-- START Records for the task --
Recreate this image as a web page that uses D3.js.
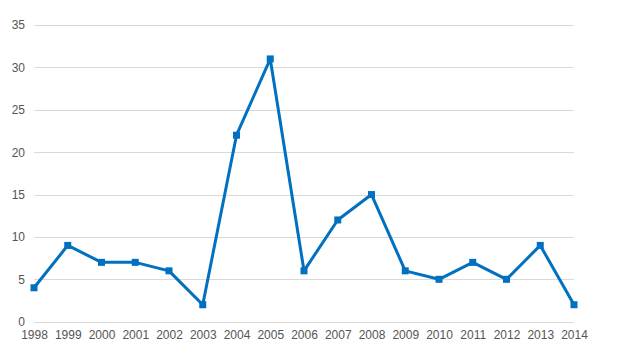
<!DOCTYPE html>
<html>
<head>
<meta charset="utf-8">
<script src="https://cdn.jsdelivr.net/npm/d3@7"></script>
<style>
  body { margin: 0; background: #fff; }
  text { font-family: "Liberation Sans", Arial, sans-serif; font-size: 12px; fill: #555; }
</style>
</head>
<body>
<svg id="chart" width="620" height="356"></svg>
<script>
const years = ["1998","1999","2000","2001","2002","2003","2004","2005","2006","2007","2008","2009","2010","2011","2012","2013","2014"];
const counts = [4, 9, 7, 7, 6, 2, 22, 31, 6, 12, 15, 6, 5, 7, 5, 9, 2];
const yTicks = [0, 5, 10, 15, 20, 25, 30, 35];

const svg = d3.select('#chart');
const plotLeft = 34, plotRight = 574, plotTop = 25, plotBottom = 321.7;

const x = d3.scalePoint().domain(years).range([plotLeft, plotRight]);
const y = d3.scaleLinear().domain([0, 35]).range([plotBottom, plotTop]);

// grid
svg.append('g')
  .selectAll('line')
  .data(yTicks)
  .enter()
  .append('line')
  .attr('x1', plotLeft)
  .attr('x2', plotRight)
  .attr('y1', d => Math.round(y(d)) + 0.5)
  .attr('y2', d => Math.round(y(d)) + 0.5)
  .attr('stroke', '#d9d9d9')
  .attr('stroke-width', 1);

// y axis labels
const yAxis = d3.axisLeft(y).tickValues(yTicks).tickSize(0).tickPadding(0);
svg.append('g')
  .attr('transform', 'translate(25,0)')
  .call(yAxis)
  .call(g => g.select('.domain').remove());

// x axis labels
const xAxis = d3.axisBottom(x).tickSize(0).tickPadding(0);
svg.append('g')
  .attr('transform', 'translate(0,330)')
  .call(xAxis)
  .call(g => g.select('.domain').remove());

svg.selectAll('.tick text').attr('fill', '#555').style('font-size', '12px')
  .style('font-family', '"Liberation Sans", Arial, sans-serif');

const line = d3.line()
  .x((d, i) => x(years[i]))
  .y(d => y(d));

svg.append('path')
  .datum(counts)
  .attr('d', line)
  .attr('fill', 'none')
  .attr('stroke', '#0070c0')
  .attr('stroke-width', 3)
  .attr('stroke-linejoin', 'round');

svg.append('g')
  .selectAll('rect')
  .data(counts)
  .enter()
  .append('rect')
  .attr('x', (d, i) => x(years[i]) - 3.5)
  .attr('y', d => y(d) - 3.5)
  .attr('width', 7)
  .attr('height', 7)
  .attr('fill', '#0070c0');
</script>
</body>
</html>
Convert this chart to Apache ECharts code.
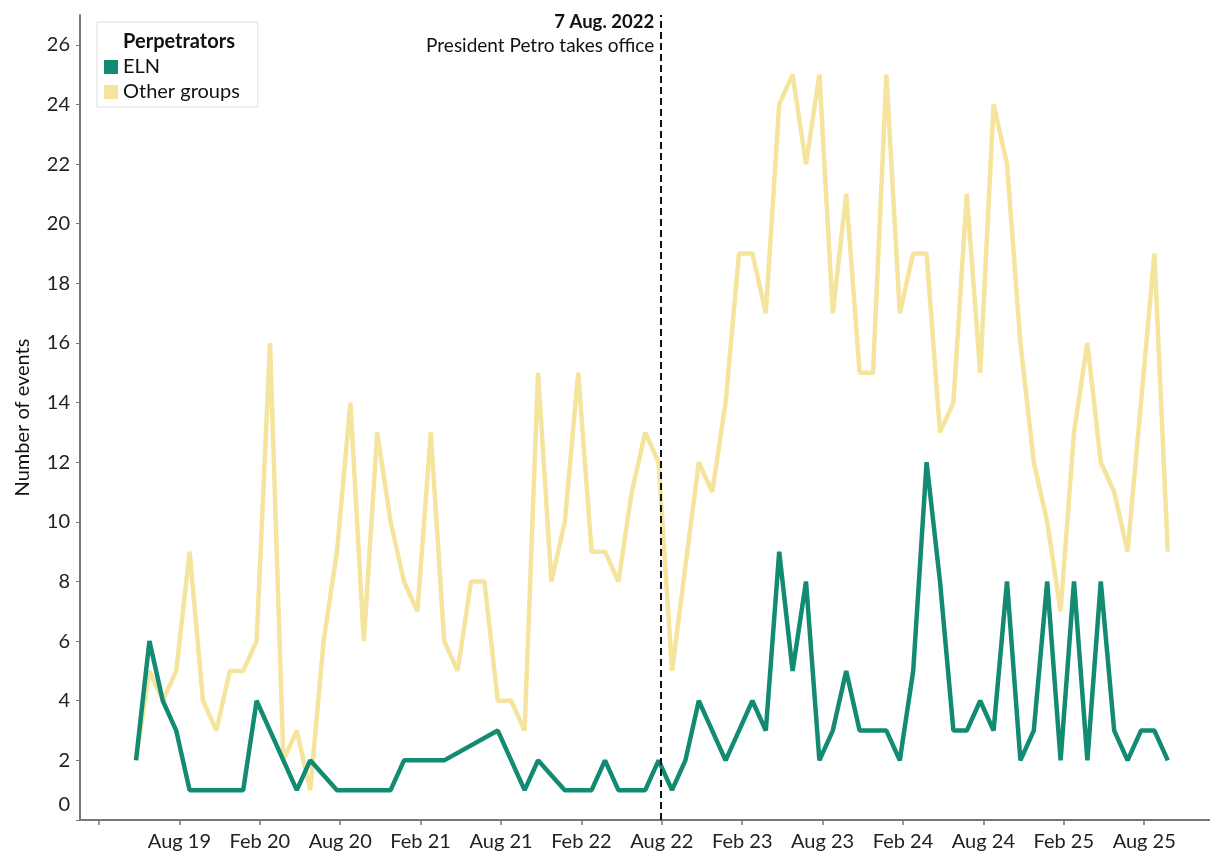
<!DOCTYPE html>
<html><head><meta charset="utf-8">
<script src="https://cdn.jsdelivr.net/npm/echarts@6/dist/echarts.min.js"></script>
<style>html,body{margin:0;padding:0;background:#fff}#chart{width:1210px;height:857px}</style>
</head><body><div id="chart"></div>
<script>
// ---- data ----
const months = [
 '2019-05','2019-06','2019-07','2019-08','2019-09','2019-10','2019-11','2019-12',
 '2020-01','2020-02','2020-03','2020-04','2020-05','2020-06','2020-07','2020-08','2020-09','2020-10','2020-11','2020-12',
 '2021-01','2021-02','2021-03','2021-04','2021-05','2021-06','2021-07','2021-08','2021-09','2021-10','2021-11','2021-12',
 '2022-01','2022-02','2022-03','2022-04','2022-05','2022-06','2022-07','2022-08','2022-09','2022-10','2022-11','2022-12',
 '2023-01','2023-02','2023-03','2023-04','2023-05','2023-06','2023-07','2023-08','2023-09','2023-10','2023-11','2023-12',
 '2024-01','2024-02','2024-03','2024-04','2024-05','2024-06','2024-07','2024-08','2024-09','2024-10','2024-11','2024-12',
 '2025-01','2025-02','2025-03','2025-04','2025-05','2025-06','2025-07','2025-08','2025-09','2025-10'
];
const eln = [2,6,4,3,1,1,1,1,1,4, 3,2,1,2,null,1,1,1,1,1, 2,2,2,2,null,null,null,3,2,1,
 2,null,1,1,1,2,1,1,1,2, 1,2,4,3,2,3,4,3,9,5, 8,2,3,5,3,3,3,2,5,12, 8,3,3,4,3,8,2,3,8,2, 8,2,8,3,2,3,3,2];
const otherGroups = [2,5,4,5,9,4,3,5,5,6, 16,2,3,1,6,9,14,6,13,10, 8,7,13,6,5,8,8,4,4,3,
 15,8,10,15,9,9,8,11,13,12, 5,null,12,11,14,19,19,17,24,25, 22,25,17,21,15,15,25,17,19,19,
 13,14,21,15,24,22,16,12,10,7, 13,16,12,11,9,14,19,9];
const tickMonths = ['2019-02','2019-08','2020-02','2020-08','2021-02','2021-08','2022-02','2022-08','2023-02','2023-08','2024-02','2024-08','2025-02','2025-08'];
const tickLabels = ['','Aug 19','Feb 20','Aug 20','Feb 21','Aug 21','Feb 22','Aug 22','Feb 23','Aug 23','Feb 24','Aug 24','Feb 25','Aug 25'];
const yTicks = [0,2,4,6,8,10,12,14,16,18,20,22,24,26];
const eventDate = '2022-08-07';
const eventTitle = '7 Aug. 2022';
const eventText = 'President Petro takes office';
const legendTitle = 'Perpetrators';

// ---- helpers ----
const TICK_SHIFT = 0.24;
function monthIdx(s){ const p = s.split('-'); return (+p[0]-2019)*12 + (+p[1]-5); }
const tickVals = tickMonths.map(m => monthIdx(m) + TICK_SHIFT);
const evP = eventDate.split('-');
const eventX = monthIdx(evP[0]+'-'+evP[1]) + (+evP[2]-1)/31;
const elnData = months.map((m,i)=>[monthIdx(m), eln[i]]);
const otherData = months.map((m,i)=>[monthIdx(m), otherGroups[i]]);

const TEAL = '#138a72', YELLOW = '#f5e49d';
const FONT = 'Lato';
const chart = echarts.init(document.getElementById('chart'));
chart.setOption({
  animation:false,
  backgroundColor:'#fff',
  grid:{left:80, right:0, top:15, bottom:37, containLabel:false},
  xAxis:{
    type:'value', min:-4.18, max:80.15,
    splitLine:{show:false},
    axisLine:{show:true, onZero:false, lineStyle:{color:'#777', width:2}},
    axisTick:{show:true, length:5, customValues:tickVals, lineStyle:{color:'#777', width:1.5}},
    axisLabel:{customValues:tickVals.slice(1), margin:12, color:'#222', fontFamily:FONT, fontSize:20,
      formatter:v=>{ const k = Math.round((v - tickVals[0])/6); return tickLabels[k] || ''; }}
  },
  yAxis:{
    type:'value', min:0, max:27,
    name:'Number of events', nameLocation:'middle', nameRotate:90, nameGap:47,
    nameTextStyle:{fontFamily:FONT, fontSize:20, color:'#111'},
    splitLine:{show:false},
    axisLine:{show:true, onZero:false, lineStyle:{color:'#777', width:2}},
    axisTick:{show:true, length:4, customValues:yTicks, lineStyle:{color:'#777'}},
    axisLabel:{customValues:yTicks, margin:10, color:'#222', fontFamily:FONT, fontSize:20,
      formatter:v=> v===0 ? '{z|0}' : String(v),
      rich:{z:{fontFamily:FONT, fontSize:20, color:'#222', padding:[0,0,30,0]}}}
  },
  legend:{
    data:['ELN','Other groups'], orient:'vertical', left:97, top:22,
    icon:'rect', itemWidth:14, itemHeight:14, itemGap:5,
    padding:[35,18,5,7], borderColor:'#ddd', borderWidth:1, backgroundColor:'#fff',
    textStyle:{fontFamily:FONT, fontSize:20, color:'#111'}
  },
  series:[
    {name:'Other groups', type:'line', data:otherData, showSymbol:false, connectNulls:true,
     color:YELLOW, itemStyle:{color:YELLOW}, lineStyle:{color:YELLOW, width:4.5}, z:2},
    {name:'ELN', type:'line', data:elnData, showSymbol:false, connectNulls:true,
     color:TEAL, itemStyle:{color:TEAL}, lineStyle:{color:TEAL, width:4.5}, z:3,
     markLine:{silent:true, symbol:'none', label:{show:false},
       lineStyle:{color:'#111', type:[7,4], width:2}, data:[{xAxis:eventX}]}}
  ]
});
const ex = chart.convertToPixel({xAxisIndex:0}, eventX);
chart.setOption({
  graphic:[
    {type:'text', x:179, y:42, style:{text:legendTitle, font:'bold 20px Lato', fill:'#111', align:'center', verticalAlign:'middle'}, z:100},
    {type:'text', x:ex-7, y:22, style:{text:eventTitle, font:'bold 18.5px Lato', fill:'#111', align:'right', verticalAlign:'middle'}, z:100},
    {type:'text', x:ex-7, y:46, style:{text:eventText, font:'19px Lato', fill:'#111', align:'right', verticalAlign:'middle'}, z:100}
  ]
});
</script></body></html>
-- END Records for the task --
Stated task:
Omitting all pictures, restate exactly the lines of the material from its start through the line that contains "d3.scaleLinear().domain([0, 35]).range([plotBottom, plotTop]);".

Answer to this problem:
Recreate this image as a web page that uses D3.js.
<!DOCTYPE html>
<html>
<head>
<meta charset="utf-8">
<script src="https://cdn.jsdelivr.net/npm/d3@7"></script>
<style>
  body { margin: 0; background: #fff; }
  text { font-family: "Liberation Sans", Arial, sans-serif; font-size: 12px; fill: #555; }
</style>
</head>
<body>
<svg id="chart" width="620" height="356"></svg>
<script>
const years = ["1998","1999","2000","2001","2002","2003","2004","2005","2006","2007","2008","2009","2010","2011","2012","2013","2014"];
const counts = [4, 9, 7, 7, 6, 2, 22, 31, 6, 12, 15, 6, 5, 7, 5, 9, 2];
const yTicks = [0, 5, 10, 15, 20, 25, 30, 35];

const svg = d3.select('#chart');
const plotLeft = 34, plotRight = 574, plotTop = 25, plotBottom = 321.7;

const x = d3.scalePoint().domain(years).range([plotLeft, plotRight]);
const y = d3.scaleLinear().domain([0, 35]).range([plotBottom, plotTop]);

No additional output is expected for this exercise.